Print the material below exactly as it stands, please, from its first line to the line holding "import plotly.graph_objects as go", with no pictures.

——————

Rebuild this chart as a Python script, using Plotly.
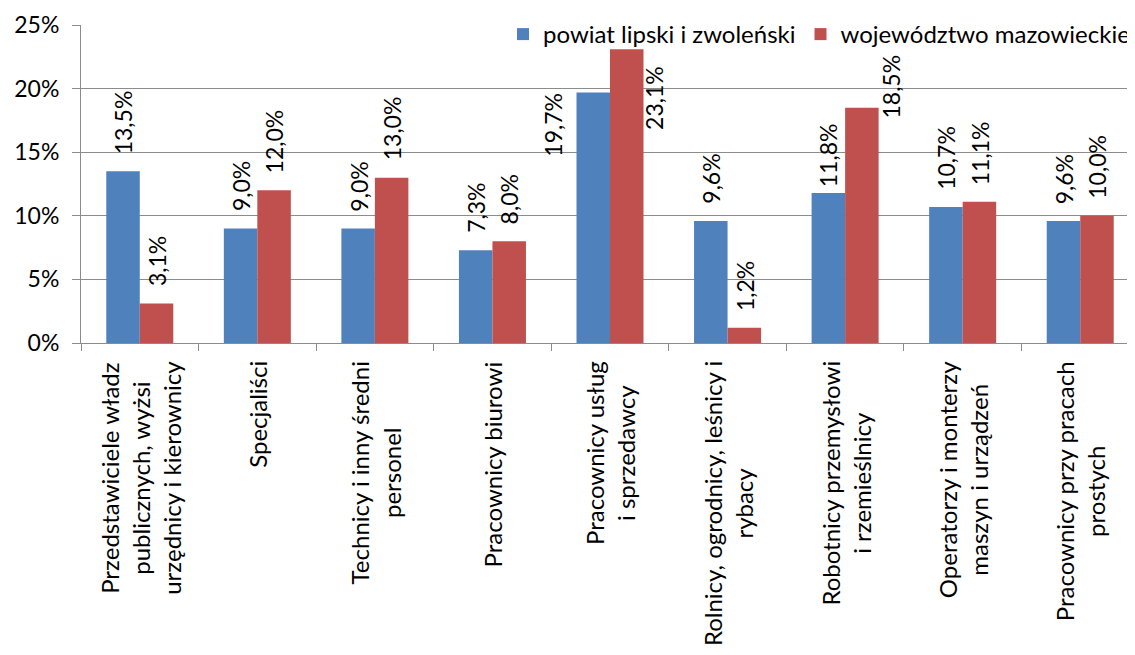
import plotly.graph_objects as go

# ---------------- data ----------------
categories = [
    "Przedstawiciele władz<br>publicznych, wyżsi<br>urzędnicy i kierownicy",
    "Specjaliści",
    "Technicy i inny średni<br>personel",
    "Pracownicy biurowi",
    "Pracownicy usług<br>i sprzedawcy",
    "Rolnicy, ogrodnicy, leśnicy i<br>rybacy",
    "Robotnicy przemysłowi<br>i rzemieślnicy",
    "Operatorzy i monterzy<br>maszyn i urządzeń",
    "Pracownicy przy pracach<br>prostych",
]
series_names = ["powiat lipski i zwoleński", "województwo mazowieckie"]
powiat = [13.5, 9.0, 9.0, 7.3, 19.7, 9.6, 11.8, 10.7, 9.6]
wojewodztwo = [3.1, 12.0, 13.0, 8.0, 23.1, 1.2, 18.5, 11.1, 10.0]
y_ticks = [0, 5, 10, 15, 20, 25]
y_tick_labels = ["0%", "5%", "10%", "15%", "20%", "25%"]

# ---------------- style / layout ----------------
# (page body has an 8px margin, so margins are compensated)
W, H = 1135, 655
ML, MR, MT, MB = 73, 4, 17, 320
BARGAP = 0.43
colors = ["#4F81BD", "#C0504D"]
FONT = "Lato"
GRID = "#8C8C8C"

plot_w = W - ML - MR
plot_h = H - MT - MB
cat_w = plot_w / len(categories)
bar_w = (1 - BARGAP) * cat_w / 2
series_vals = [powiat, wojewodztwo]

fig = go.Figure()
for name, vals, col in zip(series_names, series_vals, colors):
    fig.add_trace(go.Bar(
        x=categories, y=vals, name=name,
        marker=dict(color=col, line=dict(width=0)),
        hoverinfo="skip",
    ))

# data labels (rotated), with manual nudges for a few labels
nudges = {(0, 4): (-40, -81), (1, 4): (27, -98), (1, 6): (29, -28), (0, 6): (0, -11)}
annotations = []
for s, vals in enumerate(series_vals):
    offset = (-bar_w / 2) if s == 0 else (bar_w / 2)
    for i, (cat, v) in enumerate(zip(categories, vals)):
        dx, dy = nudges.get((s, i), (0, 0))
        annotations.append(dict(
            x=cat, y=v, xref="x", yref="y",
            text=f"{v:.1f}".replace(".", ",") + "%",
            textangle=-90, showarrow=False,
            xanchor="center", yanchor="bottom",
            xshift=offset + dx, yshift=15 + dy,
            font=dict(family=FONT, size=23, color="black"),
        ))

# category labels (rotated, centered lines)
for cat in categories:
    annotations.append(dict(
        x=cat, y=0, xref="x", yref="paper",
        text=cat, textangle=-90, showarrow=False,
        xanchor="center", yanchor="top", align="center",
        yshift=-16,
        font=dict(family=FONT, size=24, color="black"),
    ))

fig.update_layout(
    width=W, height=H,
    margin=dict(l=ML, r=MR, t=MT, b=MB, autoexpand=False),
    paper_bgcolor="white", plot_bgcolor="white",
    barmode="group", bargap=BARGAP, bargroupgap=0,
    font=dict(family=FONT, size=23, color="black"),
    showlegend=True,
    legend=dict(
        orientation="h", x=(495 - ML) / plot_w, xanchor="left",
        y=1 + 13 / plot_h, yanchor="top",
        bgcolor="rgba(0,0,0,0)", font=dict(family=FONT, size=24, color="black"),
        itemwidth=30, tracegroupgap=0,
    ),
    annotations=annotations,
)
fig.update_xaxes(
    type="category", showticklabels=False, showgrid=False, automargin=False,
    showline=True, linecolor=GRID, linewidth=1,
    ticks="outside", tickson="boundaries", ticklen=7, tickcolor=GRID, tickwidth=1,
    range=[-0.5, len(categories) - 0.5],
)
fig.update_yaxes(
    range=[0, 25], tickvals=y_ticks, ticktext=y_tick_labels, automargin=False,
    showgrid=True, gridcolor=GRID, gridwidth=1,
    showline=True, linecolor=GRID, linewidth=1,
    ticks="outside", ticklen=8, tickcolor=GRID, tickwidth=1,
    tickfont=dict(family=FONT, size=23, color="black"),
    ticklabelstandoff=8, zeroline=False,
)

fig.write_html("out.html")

——————

**OUTPUT BELOW**
Rebuild this chart as a Python script, using Plotly.
import plotly.graph_objects as go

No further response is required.